Wednesday, May 18, 2011

30 Letters in 30 days - Day 6: A Stranger

Dear Wal-Mart Cashier I met tonight,

I delayed writing this letter for a long time, not because I was busy or forgot but because I couldn't figure out who I wanted to write to.  I meet new people every day and maybe I'm just hard to impress but none of them inspired me.  I didn't want to waste a letter so I put off writing this until I had something to say.

You probably don't even realize what an impact you had on me.  I firmly people that random people pop in and out of our lives for a purpose.  Now, I'm not a religious person - call it fate or what have you - but I truly believe there was a reason I chose your checkout line tonight.  Our conversation was brief but it gave me some much needed encouragement when I was just having one of those days.

What you said was "Wow.  If I ate like you maybe I could lose some of this weight."  What I heard you say was "Don't stop what you are doing.  You are doing the right thing and making positive changes in your life.  Your efforts are not in vain."  I needed to hear that today.  Today I was frustrated with the scale.  I was tired and sore and just spent.  I was questioning if all this working out, label reading, and denying myself of foods I love was really worth it.  I wanted to have a Big Mac.  You're simple words, which really weren't much at all,   served as the affirmation I needed, so thank you.

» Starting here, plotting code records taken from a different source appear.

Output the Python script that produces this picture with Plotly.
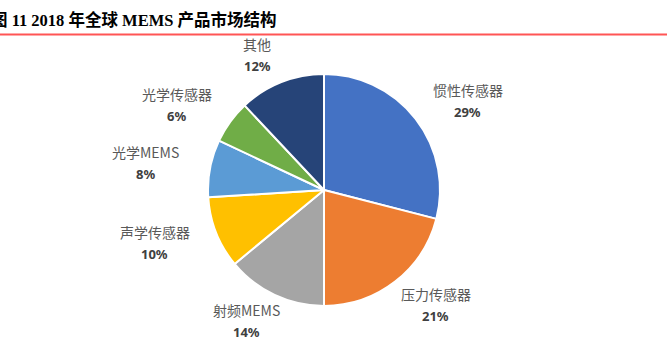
import math
import plotly.graph_objects as go

categories = ["惯性传感器", "压力传感器", "射频MEMS", "声学传感器", "光学MEMS", "光学传感器", "其他"]
values = [29, 21, 14, 10, 8, 6, 12]
colors = ["#4472C4", "#ED7D31", "#A5A5A5", "#FFC000", "#5B9BD5", "#70AD47", "#264478"]
title_text = "图 11 2018 年全球 MEMS 产品市场结构"

W, H = 667, 339
cx, cy, r = 324, 190, 116  # pixel centre (from top) and radius

fig = go.Figure()
fig.add_trace(go.Pie(
    labels=categories, values=values, sort=False, direction="clockwise", rotation=0,
    marker=dict(colors=colors, line=dict(color="white", width=2)),
    textinfo="none", hoverinfo="label+percent", showlegend=False,
    domain=dict(x=[(cx - r) / W, (cx + r) / W], y=[(H - cy - r) / H, (H - cy + r) / H]),
))

ann = []
total = sum(values)
cum = 0
for name, v in zip(categories, values):
    mid = (cum + v / 2) / total * 2 * math.pi
    cum += v
    px = cx + 182 * math.sin(mid)
    py = cy - 145 * math.cos(mid)
    ann.append(dict(x=px / W, y=(H - (py - 11)) / H, xref="paper", yref="paper",
                    text=name, showarrow=False, xanchor="center", yanchor="middle",
                    font=dict(family="Noto Sans CJK SC, sans-serif", size=14, color="#595959")))
    ann.append(dict(x=px / W, y=(H - (py + 11)) / H, xref="paper", yref="paper",
                    text="<b>%d%%</b>" % round(v / total * 100), showarrow=False,
                    xanchor="center", yanchor="middle",
                    font=dict(family="Noto Sans, sans-serif", size=13, color="#404040")))

ann.append(dict(x=-11 / W, y=(H - 20) / H, xref="paper", yref="paper", text="<b>" + title_text + "</b>",
                showarrow=False, xanchor="left", yanchor="middle",
                font=dict(family="Liberation Serif, Noto Sans CJK SC, serif", size=16.5, color="#000000")))

fig.update_layout(
    width=W, height=H, margin=dict(l=0, r=0, t=0, b=0),
    paper_bgcolor="white", plot_bgcolor="white",
    annotations=ann,
    shapes=[dict(type="line", xref="paper", yref="paper", x0=0, x1=1,
                 y0=(H - 34.5) / H, y1=(H - 34.5) / H, line=dict(color="#FF5555", width=2))],
)
fig.write_html("out.html")
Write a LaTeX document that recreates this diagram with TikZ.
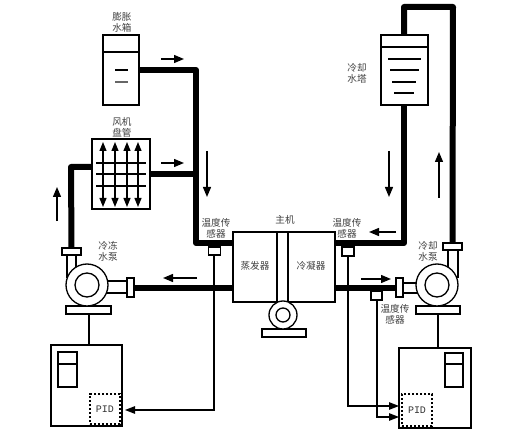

My weight issues didn't start a year or two ago.  I have spent the last eleven years ruining my body with processed and fast foods, unaware of the damage I was really doing.  I'm at the point of no return.  I'm either going to make life changes to be healthy or I am going to die of some terrible disease related to obesity.  That's just the truth.  It's hard to read and even harder to write.  No one wants to be called obese, certainly not me. I'm not making these changes to look better.  I need to feel better.  I need to not be sick anymore.  I lost sight of that today and you helped bring me back to where I need to be, mentally.  I hope I was able to give you a few tips that seem to be working for me.  I wish you the very best of luck and encourage you not to give up.  It is not worth the suffering of being unhealthy to have that cheeseburger, that chocolate bar, that lasagna.  Keep your chin up.